Men who ejaculate 21 times a month could reduce their risk of prostate cancer by a third

One in eight men will get prostate cancer in their lifetime (Picture: Getty Images/iStockphoto)

A new study from Harvard University has found that men who ejaculate 21 or more times a month could reduce their prostate cancer risk by a third.

Researchers analysed the habits and health of 31,925 men, with findings being published in the journal European Urology.

‘We evaluated whether ejaculation frequency throughout adulthood is related to prostate cancer risk in a large US-based study,’ said the authors of the study.

‘We found that men reporting higher compared to lower ejaculatory frequency in adulthood were less likely to be subsequently diagnosed with prostate cancer.

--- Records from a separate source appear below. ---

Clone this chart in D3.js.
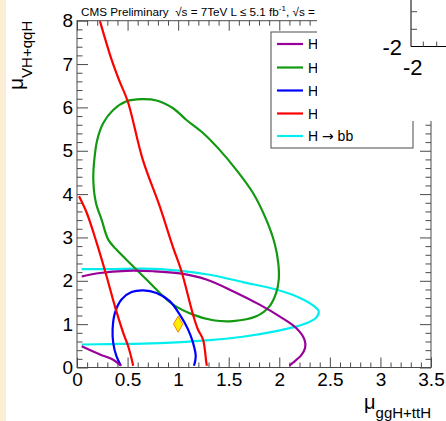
<!DOCTYPE html>
<html>
<head>
<meta charset="utf-8">
<script src="https://cdn.jsdelivr.net/npm/d3@7/dist/d3.min.js"></script>
<style>
  html, body { margin: 0; padding: 0; background: #fff; }
  svg { display: block; font-family: "Liberation Sans", Arial, Helvetica, sans-serif; }
</style>
</head>
<body>
<svg id="chart" width="446" height="421"></svg>
<script>
// Axis ranges and tick values
const xDomain = [0, 3.5];
const yDomain = [0, 8];
const xMajorTicks = [0, 0.5, 1, 1.5, 2, 2.5, 3, 3.5];
const xTickLabels = ["0", "0.5", "1", "1.5", "2", "2.5", "3", "3.5"];
const yMajorTicks = [0, 1, 2, 3, 4, 5, 6, 7, 8];
const yTickLabels = ["0", "1", "2", "3", "4", "5", "6", "7", "8"];

// 68% CL contours in (mu_ggH+ttH, mu_VH+qqH)
// H -> gamma gamma (two open pieces)
const gammaGammaUpper = [
  [0.046, 2.10], [0.227, 2.18], [0.49, 2.23], [0.753, 2.22], [1.016, 2.17],
  [1.279, 2.03], [1.542, 1.76], [1.805, 1.45], [2.002, 1.18], [2.167, 0.91],
  [2.249, 0.645], [2.255, 0.45], [2.216, 0.28], [2.134, 0.11], [2.10, 0.04]
];
const gammaGammaLower = [
  [0.046, 0.49], [0.227, 0.30], [0.358, 0.18], [0.434, 0.04]
];
// H -> WW (closed)
const wwContour = [
  [0.638, 6.19], [0.786, 6.16], [0.95, 5.98], [1.082, 5.71], [1.246, 5.41],
  [1.41, 5.02], [1.575, 4.56], [1.739, 4.03], [1.871, 3.41], [1.953, 2.87],
  [1.99, 2.41], [1.995, 2.03], [1.969, 1.72], [1.903, 1.41], [1.772, 1.18],
  [1.542, 1.07], [1.345, 1.09], [1.147, 1.22], [0.95, 1.45], [0.819, 1.72],
  [0.687, 2.03], [0.539, 2.37], [0.39, 2.72], [0.309, 2.95], [0.243, 3.41],
  [0.187, 3.80], [0.161, 4.33], [0.171, 4.79], [0.2, 5.25], [0.26, 5.64],
  [0.358, 5.94], [0.49, 6.14]
];
// H -> ZZ (open at the bottom)
const zzContour = [
  [0.434, 0.04], [0.39, 0.26], [0.358, 0.57], [0.352, 0.88], [0.375, 1.26],
  [0.44, 1.57], [0.539, 1.74], [0.654, 1.78], [0.786, 1.72], [0.917, 1.53],
  [1.016, 1.22], [1.098, 0.88], [1.147, 0.57], [1.174, 0.26], [1.157, 0.04]
];
// H -> tau tau (band edges)
const tauTauLeft = [
  [0.02, 3.95], [0.096, 3.57], [0.194, 2.88], [0.293, 2.10], [0.375, 1.41],
  [0.457, 0.80], [0.506, 0.49], [0.549, 0.11], [0.555, 0.04]
];
const tauTauRight = [
  [0.227, 7.99], [0.342, 7.10], [0.414, 6.64], [0.503, 6.13], [0.651, 4.79],
  [0.819, 3.71], [0.947, 2.79], [1.033, 2.22], [1.147, 1.22], [1.196, 0.876],
  [1.246, 0.645], [1.279, 0.11], [1.285, 0.04]
];
// H -> bb (open at the left)
const bbContour = [
  [0.046, 2.27], [0.325, 2.27], [0.654, 2.28], [0.983, 2.24], [1.312, 2.14],
  [1.64, 1.97], [1.969, 1.80], [2.2, 1.61], [2.347, 1.41], [2.39, 1.30],
  [2.364, 1.15], [2.232, 0.99], [1.969, 0.84], [1.64, 0.71], [1.312, 0.63],
  [0.983, 0.58], [0.654, 0.55], [0.325, 0.54], [0.046, 0.53]
];
// SM expectation
const smPoint = [1, 1];

const legendLabels = ["H", "H", "H", "H", "H \u2192 bb"];
const legendColors = ["#990099", "#119911", "#0000ff", "#ff0000", "#00eeee"];

const svg = d3.select("#chart");
const x = d3.scaleLinear().domain(xDomain).range([77, 431]);
const y = d3.scaleLinear().domain(yDomain).range([367.5, 20.7]);

// page strip on the left edge
svg.append("rect").attr("x", 0).attr("y", 0).attr("width", 6).attr("height", 421)
  .attr("fill", "#fbeed4");

const axisColor = "#4a4a4a";
const fontSize = 19;

// frame
svg.append("rect")
  .attr("x", x(0)).attr("y", y(8))
  .attr("width", x(3.5) - x(0)).attr("height", y(0) - y(8))
  .attr("fill", "none").attr("stroke", axisColor).attr("stroke-width", 1);

const xMinor = d3.range(1, 35).map(i => i / 10).filter(v => Math.abs(v * 2 - Math.round(v * 2)) > 1e-6);
const yMinor = d3.range(1, 40).map(i => i / 5).filter(v => Math.abs(v - Math.round(v)) > 1e-6);

function styleAxis(g) {
  g.select(".domain").remove();
  g.selectAll(".tick line").attr("stroke", axisColor);
  g.selectAll("text").attr("font-size", fontSize).attr("fill", "#000")
    .attr("font-family", "\"Liberation Sans\", Arial, sans-serif");
}

// bottom
svg.append("g").attr("transform", `translate(0,${y(0)})`)
  .call(d3.axisBottom(x).tickValues(xMajorTicks).tickSize(-10).tickPadding(5)
    .tickFormat((d, i) => xTickLabels[i]))
  .call(styleAxis);
svg.append("g").attr("transform", `translate(0,${y(0)})`)
  .call(d3.axisBottom(x).tickValues(xMinor).tickSize(-5).tickFormat(""))
  .call(styleAxis);
// top
svg.append("g").attr("transform", `translate(0,${y(8)})`)
  .call(d3.axisTop(x).tickValues(xMajorTicks).tickSize(-10).tickFormat(""))
  .call(styleAxis);
svg.append("g").attr("transform", `translate(0,${y(8)})`)
  .call(d3.axisTop(x).tickValues(xMinor).tickSize(-5).tickFormat(""))
  .call(styleAxis);
// left
svg.append("g").attr("transform", `translate(${x(0)},0)`)
  .call(d3.axisLeft(y).tickValues(yMajorTicks).tickSize(-11).tickPadding(4)
    .tickFormat((d, i) => yTickLabels[i]))
  .call(styleAxis);
svg.append("g").attr("transform", `translate(${x(0)},0)`)
  .call(d3.axisLeft(y).tickValues(yMinor).tickSize(-5.5).tickFormat(""))
  .call(styleAxis);
// right
svg.append("g").attr("transform", `translate(${x(3.5)},0)`)
  .call(d3.axisRight(y).tickValues(yMajorTicks).tickSize(-11).tickFormat(""))
  .call(styleAxis);
svg.append("g").attr("transform", `translate(${x(3.5)},0)`)
  .call(d3.axisRight(y).tickValues(yMinor).tickSize(-5.5).tickFormat(""))
  .call(styleAxis);

// contours
const openLine = d3.line().x(d => x(d[0])).y(d => y(d[1])).curve(d3.curveCatmullRom.alpha(0.5));
const closedLine = d3.line().x(d => x(d[0])).y(d => y(d[1])).curve(d3.curveCatmullRomClosed.alpha(0.5));

const curves = [
  { data: bbContour, color: legendColors[4], gen: openLine },
  { data: wwContour, color: legendColors[1], gen: closedLine },
  { data: zzContour, color: legendColors[2], gen: openLine },
  { data: gammaGammaUpper, color: legendColors[0], gen: openLine },
  { data: gammaGammaLower, color: legendColors[0], gen: openLine },
  { data: tauTauLeft, color: legendColors[3], gen: openLine },
  { data: tauTauRight, color: legendColors[3], gen: openLine }
];
svg.append("g").selectAll("path").data(curves).join("path")
  .attr("d", c => c.gen(c.data))
  .attr("fill", "none")
  .attr("stroke", c => c.color)
  .attr("stroke-width", 2.2)
  .attr("stroke-linejoin", "round");

// SM point
svg.append("path")
  .attr("transform", `translate(${x(smPoint[0])},${y(smPoint[1])})`)
  .attr("d", d3.symbol(d3.symbolDiamond, 75)())
  .attr("fill", "#ffee00").attr("stroke", "#f08a00").attr("stroke-width", 1);

// legend
const legend = svg.append("g");
legend.append("rect").attr("x", 271).attr("y", 32).attr("width", 142).attr("height", 116)
  .attr("fill", "#fff").attr("stroke", axisColor).attr("stroke-width", 1);
const rowY = [44, 67.5, 90.5, 113.5, 136];
legendLabels.forEach((lab, i) => {
  legend.append("line").attr("x1", 277).attr("x2", 303).attr("y1", rowY[i]).attr("y2", rowY[i])
    .attr("stroke", legendColors[i]).attr("stroke-width", 2.2);
  const t = legend.append("text").attr("x", 308).attr("y", rowY[i] + 5).attr("font-size", 14)
    .attr("fill", "#000");
  const parts = lab.split("\u2192");
  t.append("tspan").text(parts[0]);
  if (parts.length > 1) {
    t.append("tspan").attr("font-family", "\"DejaVu Sans\", sans-serif").text("\u2192");
    t.append("tspan").text(parts[1]);
  }
});

// title
const title = svg.append("text").attr("x", 81).attr("y", 16).attr("font-size", 11.7).attr("fill", "#000");
title.append("tspan").text("CMS Preliminary\u00a0\u00a0\u221as = 7TeV L \u2264 5.1 fb");
title.append("tspan").attr("font-size", 8).attr("dy", -5).text("-1");
title.append("tspan").attr("dy", 5).text(", \u221as =");

// axis titles
const xt = svg.append("text").attr("x", 431).attr("y", 409).attr("text-anchor", "end").attr("fill", "#000");
xt.append("tspan").attr("font-size", 20).text("\u03bc");
xt.append("tspan").attr("font-size", 15).attr("dy", 9).text("ggH+ttH");

const yt = svg.append("text").attr("transform", "translate(23,90) rotate(-90)").attr("fill", "#000");
yt.append("tspan").attr("font-size", 21).text("\u03bc");
yt.append("tspan").attr("font-size", 15).attr("dy", 9).text("VH+qqH");

// neighbouring panel in the upper right corner
const panel = svg.append("g");
panel.append("rect").attr("x", 317).attr("y", 0).attr("width", 129).attr("height", 121).attr("fill", "#fff");
panel.append("line").attr("x1", 411).attr("x2", 411).attr("y1", 0).attr("y2", 46.5).attr("stroke", "#000");
panel.append("line").attr("x1", 411).attr("x2", 446).attr("y1", 46.5).attr("y2", 46.5).attr("stroke", "#000");
[11.7, 29.3].forEach(v => panel.append("line").attr("x1", 411).attr("x2", 417).attr("y1", v).attr("y2", v).attr("stroke", axisColor));
[423.3, 436.7].forEach(v => panel.append("line").attr("x1", v).attr("x2", v).attr("y1", 41.5).attr("y2", 46.5).attr("stroke", axisColor));
panel.append("text").attr("x", 402).attr("y", 55).attr("text-anchor", "end").attr("font-size", 22).text("-2");
panel.append("text").attr("x", 403).attr("y", 75).attr("text-anchor", "start").attr("font-size", 22).text("-2");
</script>
</body>
</html>
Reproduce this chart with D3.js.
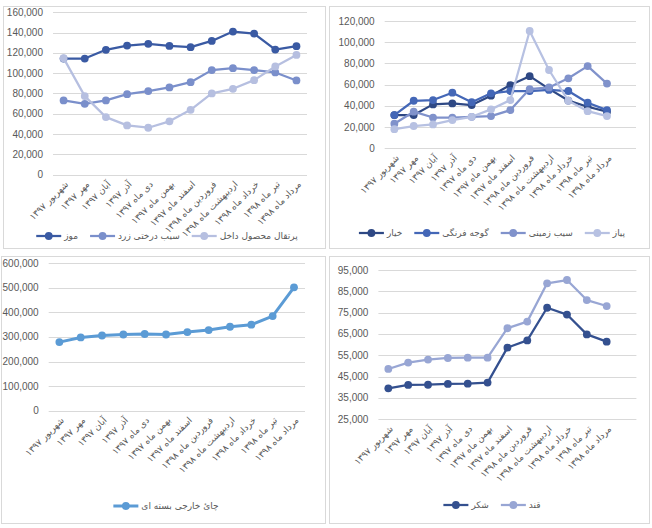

‘These findings provide additional evidence of a beneficial role of more frequent ejaculation throughout adult life in the aetiology of prostate cancer, particularly for low-risk disease.’

At present it isn’t clear why this is the case. In the past, no link has been found between ejaculation and cancer, and some studies even showed that men who had sex more often were more likely to develop prostate cancer.

This study didn’t take into account some risk factors like race, age, and family history (although it did factor in body mass index, physical activity, consumption of food and alcohol, and life stressors like divorce) so it’s been suggested by doctors that it needs to go further to prove the correlation.

One in eight men will be diagnosed with prostate cancer in their lifetime, and the causes are different with different people.

The most important thing is to get check-ups if you’re worried about symptoms or when you reach 50 and want to speak to your GP about possible tests.